What the exercise asks
Only the span from the line containing "Reproduce this chart" down to the line containing "const usRealColors = ['#FF5B73', '#231815'];" is to be printed, exactly and inclusively, with pictures omitted.

Code that draws figures
>>

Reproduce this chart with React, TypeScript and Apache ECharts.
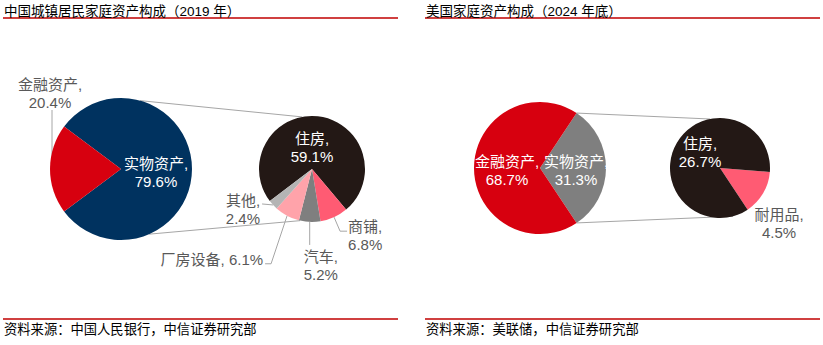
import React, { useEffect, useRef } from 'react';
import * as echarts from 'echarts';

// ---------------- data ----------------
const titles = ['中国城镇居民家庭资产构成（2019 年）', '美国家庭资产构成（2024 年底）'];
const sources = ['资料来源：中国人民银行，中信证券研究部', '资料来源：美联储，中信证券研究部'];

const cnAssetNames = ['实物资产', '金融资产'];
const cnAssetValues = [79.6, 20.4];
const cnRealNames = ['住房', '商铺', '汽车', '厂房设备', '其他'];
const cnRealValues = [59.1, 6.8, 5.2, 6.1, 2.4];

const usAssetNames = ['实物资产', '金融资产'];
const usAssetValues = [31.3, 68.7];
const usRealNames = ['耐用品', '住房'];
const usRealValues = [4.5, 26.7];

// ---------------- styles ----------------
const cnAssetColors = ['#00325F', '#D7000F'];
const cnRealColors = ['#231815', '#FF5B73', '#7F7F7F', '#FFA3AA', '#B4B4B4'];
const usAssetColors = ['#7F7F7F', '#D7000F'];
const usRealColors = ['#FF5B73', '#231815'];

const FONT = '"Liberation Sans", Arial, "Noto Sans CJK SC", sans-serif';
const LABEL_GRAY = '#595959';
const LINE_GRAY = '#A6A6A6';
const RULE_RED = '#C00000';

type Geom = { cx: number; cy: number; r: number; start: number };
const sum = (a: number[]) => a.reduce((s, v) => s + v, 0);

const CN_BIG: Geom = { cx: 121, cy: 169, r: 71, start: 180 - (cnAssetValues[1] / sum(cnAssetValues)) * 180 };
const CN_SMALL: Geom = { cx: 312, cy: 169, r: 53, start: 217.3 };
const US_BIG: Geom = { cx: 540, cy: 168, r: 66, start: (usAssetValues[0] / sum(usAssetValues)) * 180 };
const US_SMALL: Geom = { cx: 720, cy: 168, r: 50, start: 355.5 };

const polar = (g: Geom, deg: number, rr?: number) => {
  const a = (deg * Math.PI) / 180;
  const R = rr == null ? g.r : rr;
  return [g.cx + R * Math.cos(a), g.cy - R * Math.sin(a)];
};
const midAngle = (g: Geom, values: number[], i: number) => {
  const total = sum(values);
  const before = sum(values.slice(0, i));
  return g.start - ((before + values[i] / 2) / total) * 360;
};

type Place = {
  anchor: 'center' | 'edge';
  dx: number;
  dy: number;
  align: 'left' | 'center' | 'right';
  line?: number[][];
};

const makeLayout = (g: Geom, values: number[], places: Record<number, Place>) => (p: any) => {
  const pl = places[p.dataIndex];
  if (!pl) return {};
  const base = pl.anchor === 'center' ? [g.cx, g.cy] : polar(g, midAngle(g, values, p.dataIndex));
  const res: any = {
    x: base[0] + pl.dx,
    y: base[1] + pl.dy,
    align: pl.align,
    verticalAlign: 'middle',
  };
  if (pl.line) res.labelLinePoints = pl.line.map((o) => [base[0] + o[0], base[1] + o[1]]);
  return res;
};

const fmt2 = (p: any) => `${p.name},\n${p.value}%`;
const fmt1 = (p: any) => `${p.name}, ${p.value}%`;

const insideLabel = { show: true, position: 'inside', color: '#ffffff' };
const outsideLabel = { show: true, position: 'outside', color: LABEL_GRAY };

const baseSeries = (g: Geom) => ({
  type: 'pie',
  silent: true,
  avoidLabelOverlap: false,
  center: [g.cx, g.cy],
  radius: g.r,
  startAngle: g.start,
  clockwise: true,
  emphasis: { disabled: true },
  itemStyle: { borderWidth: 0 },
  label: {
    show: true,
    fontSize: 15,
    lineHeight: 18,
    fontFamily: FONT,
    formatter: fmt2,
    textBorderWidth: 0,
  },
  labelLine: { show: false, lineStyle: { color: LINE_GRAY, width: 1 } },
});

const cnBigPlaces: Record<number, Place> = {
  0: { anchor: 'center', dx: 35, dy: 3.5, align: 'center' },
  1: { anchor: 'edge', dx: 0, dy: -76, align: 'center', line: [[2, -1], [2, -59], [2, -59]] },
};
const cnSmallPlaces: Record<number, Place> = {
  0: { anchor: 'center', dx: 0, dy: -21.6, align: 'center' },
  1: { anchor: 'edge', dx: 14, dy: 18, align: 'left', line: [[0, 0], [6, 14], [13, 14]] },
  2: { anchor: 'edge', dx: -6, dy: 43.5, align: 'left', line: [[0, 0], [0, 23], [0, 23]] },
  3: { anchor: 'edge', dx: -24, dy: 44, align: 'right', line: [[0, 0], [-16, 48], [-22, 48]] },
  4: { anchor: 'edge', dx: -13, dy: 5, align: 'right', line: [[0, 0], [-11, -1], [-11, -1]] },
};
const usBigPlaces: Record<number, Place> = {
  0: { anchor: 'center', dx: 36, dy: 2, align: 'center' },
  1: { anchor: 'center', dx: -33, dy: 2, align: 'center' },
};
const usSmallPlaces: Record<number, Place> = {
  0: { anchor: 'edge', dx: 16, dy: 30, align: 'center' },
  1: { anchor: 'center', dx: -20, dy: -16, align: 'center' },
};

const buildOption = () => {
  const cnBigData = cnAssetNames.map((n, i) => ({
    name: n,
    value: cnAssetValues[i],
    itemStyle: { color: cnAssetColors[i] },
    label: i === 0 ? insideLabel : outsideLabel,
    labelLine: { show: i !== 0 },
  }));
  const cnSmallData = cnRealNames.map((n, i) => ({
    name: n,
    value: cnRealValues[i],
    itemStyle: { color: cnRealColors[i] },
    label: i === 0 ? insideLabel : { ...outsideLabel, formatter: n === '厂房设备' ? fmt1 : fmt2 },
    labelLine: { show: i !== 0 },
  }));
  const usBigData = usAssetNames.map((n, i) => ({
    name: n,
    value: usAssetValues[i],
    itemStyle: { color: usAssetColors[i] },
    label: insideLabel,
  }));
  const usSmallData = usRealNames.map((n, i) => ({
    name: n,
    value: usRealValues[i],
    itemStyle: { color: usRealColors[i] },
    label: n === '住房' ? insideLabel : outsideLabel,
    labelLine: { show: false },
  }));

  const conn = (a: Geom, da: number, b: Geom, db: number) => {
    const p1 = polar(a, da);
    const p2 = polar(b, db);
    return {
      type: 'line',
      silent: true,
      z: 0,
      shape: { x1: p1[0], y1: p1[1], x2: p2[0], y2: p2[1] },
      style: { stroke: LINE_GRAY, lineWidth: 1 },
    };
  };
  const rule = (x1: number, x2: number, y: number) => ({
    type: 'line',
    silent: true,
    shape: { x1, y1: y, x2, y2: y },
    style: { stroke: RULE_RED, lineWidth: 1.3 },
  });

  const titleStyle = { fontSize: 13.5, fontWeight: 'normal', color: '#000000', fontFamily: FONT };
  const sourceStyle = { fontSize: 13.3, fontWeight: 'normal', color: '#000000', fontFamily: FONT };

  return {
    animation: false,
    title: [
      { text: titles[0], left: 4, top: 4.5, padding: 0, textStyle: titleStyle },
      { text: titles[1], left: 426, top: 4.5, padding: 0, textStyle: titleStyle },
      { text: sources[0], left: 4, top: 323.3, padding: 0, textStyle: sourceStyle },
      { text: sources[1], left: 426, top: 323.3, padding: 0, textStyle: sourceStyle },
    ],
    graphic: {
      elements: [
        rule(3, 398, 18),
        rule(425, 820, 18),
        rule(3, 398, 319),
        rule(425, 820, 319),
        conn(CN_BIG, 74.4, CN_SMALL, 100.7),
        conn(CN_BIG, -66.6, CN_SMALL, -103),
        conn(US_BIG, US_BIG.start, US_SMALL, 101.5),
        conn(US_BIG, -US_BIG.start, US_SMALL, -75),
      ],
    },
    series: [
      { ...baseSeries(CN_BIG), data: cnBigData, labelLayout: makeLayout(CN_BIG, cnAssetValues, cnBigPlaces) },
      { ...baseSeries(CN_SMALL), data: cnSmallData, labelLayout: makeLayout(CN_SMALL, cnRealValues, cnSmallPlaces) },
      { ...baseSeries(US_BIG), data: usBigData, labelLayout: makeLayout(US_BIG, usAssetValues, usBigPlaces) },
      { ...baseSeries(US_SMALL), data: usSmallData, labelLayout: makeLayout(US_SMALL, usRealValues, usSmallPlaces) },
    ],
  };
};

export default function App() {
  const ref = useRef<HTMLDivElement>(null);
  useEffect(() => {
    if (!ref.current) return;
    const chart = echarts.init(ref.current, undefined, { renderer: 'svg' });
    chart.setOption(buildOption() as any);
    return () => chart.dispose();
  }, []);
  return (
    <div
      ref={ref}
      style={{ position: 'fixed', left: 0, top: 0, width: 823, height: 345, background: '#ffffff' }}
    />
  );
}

<<
>>

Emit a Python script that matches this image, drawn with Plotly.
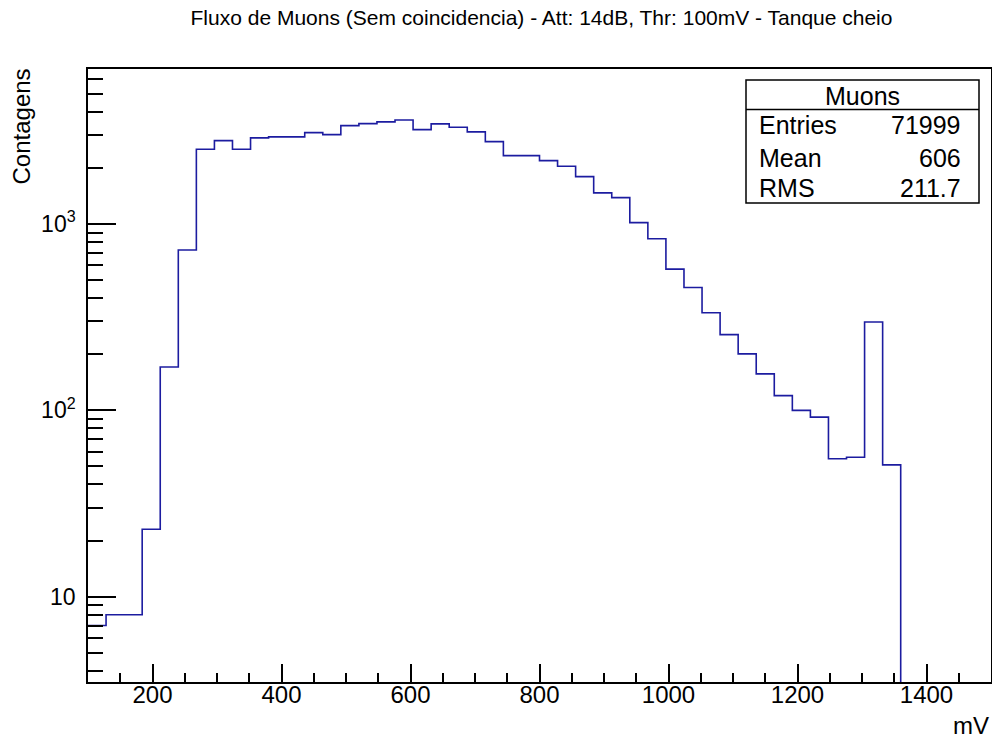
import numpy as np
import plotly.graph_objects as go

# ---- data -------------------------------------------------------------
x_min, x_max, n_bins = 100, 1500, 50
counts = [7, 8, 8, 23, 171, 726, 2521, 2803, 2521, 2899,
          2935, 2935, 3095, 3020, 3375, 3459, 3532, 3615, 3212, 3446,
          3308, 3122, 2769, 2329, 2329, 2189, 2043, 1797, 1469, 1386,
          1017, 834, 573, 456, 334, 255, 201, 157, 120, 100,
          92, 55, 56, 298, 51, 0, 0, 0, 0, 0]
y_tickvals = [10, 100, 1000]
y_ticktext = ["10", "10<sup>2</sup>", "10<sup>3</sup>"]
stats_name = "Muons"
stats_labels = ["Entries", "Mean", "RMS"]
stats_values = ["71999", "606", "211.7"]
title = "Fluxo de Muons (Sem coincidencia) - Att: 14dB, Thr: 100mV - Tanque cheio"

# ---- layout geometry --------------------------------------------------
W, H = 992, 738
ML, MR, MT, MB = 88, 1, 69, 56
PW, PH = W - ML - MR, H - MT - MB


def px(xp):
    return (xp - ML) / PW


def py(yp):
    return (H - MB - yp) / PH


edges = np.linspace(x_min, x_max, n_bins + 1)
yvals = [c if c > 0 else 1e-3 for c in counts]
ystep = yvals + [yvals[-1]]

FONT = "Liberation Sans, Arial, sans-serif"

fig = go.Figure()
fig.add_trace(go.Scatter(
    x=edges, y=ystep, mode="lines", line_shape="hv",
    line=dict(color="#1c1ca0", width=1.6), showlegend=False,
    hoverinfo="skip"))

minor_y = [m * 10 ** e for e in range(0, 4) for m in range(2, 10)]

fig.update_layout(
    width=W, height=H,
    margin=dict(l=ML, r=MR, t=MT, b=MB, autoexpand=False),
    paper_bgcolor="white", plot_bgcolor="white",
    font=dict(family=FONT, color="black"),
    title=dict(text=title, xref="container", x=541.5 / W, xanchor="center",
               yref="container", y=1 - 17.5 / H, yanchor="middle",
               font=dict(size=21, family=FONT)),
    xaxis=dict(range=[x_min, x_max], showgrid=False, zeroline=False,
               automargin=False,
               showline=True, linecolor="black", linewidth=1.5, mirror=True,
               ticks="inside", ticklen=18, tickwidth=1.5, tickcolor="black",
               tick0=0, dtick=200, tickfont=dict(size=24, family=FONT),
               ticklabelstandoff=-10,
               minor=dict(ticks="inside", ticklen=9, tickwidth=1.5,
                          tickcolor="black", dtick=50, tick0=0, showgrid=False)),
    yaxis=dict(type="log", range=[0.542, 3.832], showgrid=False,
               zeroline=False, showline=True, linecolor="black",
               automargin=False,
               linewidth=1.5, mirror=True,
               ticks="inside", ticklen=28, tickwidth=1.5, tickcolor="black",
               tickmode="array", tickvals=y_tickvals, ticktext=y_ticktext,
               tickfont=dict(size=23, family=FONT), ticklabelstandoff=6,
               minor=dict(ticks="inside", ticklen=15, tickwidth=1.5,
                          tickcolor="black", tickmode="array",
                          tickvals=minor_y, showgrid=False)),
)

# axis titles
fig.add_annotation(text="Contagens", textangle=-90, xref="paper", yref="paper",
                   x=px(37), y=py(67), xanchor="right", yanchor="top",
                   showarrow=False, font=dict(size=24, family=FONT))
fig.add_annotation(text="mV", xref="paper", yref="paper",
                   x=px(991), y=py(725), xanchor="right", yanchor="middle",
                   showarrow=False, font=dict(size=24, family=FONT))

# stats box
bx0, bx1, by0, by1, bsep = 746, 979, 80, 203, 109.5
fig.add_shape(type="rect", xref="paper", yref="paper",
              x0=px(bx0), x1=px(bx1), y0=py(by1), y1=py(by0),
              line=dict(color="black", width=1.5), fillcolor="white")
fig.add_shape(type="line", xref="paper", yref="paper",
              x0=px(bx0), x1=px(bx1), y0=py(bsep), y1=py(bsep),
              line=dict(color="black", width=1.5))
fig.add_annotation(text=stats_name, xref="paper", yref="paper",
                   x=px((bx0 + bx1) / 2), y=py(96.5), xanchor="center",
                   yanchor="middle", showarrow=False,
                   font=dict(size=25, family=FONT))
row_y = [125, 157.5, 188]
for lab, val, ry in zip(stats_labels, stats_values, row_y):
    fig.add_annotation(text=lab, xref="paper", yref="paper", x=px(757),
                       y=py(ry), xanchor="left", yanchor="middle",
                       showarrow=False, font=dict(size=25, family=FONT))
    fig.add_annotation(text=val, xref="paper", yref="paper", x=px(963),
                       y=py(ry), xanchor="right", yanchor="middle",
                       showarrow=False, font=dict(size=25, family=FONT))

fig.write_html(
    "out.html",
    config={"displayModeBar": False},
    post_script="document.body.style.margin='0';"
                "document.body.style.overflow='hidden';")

<<
>>

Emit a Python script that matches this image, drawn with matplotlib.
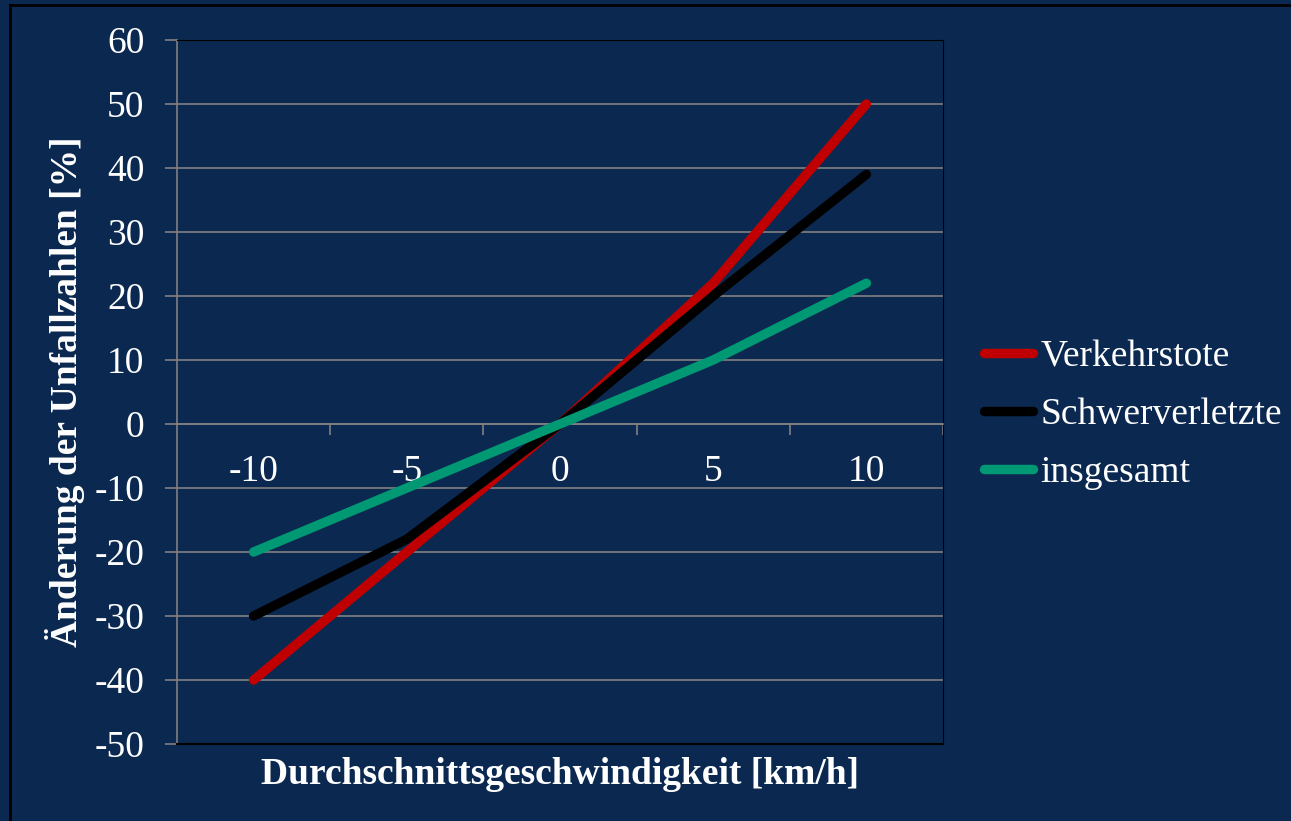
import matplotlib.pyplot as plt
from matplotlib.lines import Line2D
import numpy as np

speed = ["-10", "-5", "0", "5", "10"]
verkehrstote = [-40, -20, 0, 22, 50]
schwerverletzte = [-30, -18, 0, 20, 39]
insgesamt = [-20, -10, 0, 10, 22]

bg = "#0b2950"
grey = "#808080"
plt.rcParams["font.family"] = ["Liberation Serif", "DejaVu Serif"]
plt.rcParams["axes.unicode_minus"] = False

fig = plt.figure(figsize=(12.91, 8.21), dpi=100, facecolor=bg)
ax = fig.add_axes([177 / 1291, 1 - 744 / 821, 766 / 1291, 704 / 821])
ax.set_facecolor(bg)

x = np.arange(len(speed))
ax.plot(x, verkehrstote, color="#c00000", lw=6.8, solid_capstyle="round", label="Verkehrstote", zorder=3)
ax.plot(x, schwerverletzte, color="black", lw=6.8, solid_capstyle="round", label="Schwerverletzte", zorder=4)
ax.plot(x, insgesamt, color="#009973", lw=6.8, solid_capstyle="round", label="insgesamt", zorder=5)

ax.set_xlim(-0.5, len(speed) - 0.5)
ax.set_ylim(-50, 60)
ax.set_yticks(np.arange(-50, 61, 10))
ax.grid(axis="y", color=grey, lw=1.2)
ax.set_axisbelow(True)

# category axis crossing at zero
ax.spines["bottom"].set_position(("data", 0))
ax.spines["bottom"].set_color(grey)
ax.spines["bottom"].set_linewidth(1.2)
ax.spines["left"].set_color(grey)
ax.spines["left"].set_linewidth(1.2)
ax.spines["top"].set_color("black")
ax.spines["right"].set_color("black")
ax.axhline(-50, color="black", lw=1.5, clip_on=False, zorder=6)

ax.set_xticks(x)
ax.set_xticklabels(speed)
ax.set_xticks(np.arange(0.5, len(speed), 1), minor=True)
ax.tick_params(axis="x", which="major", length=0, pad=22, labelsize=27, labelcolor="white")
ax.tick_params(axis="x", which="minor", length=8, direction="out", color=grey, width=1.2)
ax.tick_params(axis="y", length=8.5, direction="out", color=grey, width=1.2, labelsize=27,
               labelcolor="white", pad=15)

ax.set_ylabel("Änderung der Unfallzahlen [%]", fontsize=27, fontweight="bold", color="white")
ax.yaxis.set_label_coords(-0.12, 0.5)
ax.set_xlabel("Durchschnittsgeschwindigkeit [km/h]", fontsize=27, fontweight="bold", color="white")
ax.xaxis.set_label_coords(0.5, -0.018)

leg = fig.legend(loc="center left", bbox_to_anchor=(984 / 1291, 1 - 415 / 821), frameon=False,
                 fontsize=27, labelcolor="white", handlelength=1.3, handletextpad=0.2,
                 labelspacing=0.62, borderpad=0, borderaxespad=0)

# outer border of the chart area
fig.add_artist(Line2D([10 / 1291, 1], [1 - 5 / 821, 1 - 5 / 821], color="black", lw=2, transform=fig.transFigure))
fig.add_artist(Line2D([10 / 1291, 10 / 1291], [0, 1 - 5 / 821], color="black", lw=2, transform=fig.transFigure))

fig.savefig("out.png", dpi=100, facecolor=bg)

<<

Written response
Reproduce this chart with React, TypeScript and Apache ECharts.
import React, { useEffect, useRef } from 'react';
import * as echarts from 'echarts';

// ---------------- data ----------------
const titles = ['中国城镇居民家庭资产构成（2019 年）', '美国家庭资产构成（2024 年底）'];
const sources = ['资料来源：中国人民银行，中信证券研究部', '资料来源：美联储，中信证券研究部'];

const cnAssetNames = ['实物资产', '金融资产'];
const cnAssetValues = [79.6, 20.4];
const cnRealNames = ['住房', '商铺', '汽车', '厂房设备', '其他'];
const cnRealValues = [59.1, 6.8, 5.2, 6.1, 2.4];

const usAssetNames = ['实物资产', '金融资产'];
const usAssetValues = [31.3, 68.7];
const usRealNames = ['耐用品', '住房'];
const usRealValues = [4.5, 26.7];

// ---------------- styles ----------------
const cnAssetColors = ['#00325F', '#D7000F'];
const cnRealColors = ['#231815', '#FF5B73', '#7F7F7F', '#FFA3AA', '#B4B4B4'];
const usAssetColors = ['#7F7F7F', '#D7000F'];
const usRealColors = ['#FF5B73', '#231815'];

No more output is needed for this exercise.